编写高效的 Perl 代码来爬取大型目录

Writing Efficient Perl Code to Crawl Through Large Directories

我正在编写一个 Perl 脚本,它会在包含 300,000 多个文件的目录中进行爬网,并删除给定年份中除第一个文件之外的所有文件。我的问题是我的代码强制 Perl 基本上扫描 300,000 个文件的目录,估计大约 300,001 次。到目前为止,已经 运行 四天了,我希望你们有一些技巧,可以在将来使这样的代码更有效率。

脚本:

#!/usr/bin/perl
use Date::Calc qw(Delta_Days Decode_Date_EU);
# Note: must use default perl moudle on Killdevil (module add perl)

@base = (1993, 1, 1);
$count = 0;

@files = <*>; # Creates array of all files in directory
foreach $file (@files) {
    # Splits indivdual filename into an array seperated by
    # comma (CIK, 10, K, Year, Month, Date) indexed by 0-5
    @filearray = split(/\-/, $file);

    $cik = $filearray[0];
    $cikyear = $filearray[3];

    # Defines a new array as all files in directory with the
    # same CIK and year as our file
    @cikfiles = grep { /^$cik-10-K-$cikyear/ } <*>;

    $sizecik = @cikfiles;
    $best = 0; # Index for file with earliest date
    $bestsize = 1000000000000000000000000000; # Initial value to beat

    # Only run through the proccess if there are
    # multiple files with same CIK same year.
    if ($sizecik != 1) {

        for($i = 1; $i < $sizecik + 1; $i = $i + 1) {
            # Read filename and creates an array deliminated by "-"
            @filearray1 = split(/-/, $cikfiles[$i-1]);

            $year = $filearray1[3];
            $month = $filearray1[4];

            # Deletes leading zero from months if there exists one
            $month =~ s/^0//;
            $day = $filearray1[5];
            $day =~ s/^0//; # Removes leading zero

            # Calculates number of days from base year
            $dd = Delta_Days($base[0], $base[1], $base[2], $year, $month, $day);

            if ($dd < $bestsize) {
                # If has lower number of days than current best, index
                # this file as the new leader
                $best = $i;

                # Reset the size to beat to the dd of this file
                $bestsize = $dd;
            }
        }

        for ($i = 1; $i < $sizecik + 1; $i = $i + 1) {
            # Runs through current array and deletes all
            # files that are not the best
            if($i != $best) {
                $rm = "rm " . $cikfiles[$i-1];
                system($rm);
                $count = $count + 1;
            }
        }
    }
}

# Displays total number of files removed
print "Number of files deleted: $count";

close(MYOUTFILE);

如果不通过目录查找会不会更有效率

@cikfiles = grep { /^$cik-10-K-$cikyear/ } <*>;

我反而搜索了原始数组,然后删除了条目?

@cikfiles = grep { /^$cik-10-K-$cikyear/ } <@files>;

如何删除我从@files 数组中删除的元素?

无需多次扫描目录。
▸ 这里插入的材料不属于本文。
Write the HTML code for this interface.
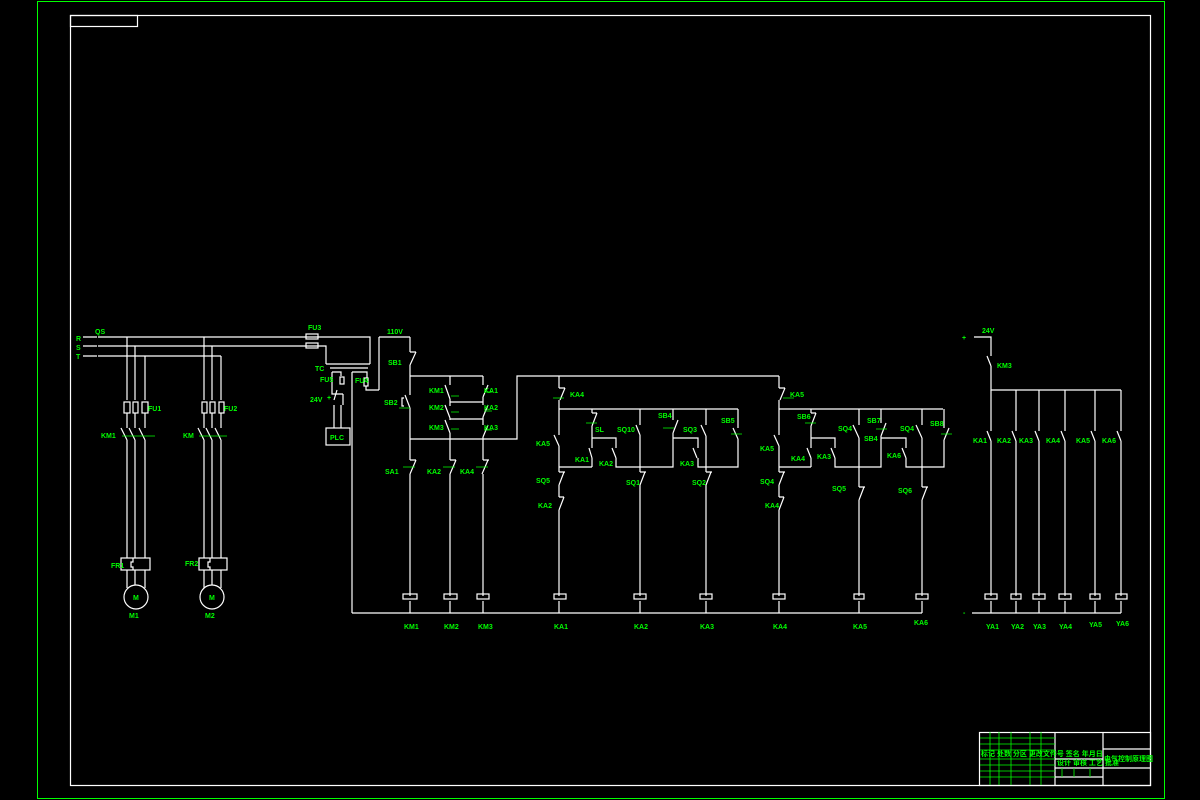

扫描一次目录,收集您需要的信息。

如果日期格式为 YYYYMMDD,可以使用简单的字符串比较来确定两个日期中哪个日期较早。

my $opt_dry_run = 1;

my %files_by_cik_and_year;
while (<*>) {
   my ($cik, undef, undef, $year, $month, $day) = split(/-/, $_);
   push @{ $files_by_cik_and_year{$cik}{$year} },
      [ $_, sprintf("%04d%02d%02d", $year, $month, $day) ];
}

for my $cik (keys(%files_by_cik_and_year)) {
   for my $year (keys(%{ $files_by_cik_and_year{$cik} })) {
      my @files =
         map { $_->[0] }
            sort { $a->[1] cmp $b->[1] }
               @{ $files_by_cik_and_year{$cik}{$year} };

      shift(@files);

      for (@files) {
         print("Deleting $_\n");
         if (!$opt_dry_run) {
            unlink($_)
               or warn("Couldn't delete $_\n");
         }
      }
   }
}

简化版:

my $opt_dry_run = 1;

my %files_by_cik_and_year;
while (<*>) {
   my ($cik, undef, undef, $year, $month, $day) = split(/-/, $_);
   push @{ $files_by_cik_and_year{"$cik-$year"} },
      [ $_, sprintf("%04d%02d%02d", $year, $month, $day) ];
}

for (values(%files_by_cik_and_year)) {
   my @files =
      map { $_->[0] }
         sort { $a->[1] cmp $b->[1] }
            @$_;

   shift(@files);

   for (@files) {
      print("Deleting $_\n");
      if (!$opt_dry_run) {
         unlink($_)
            or warn("Couldn't delete $_\n");
      }
   }
}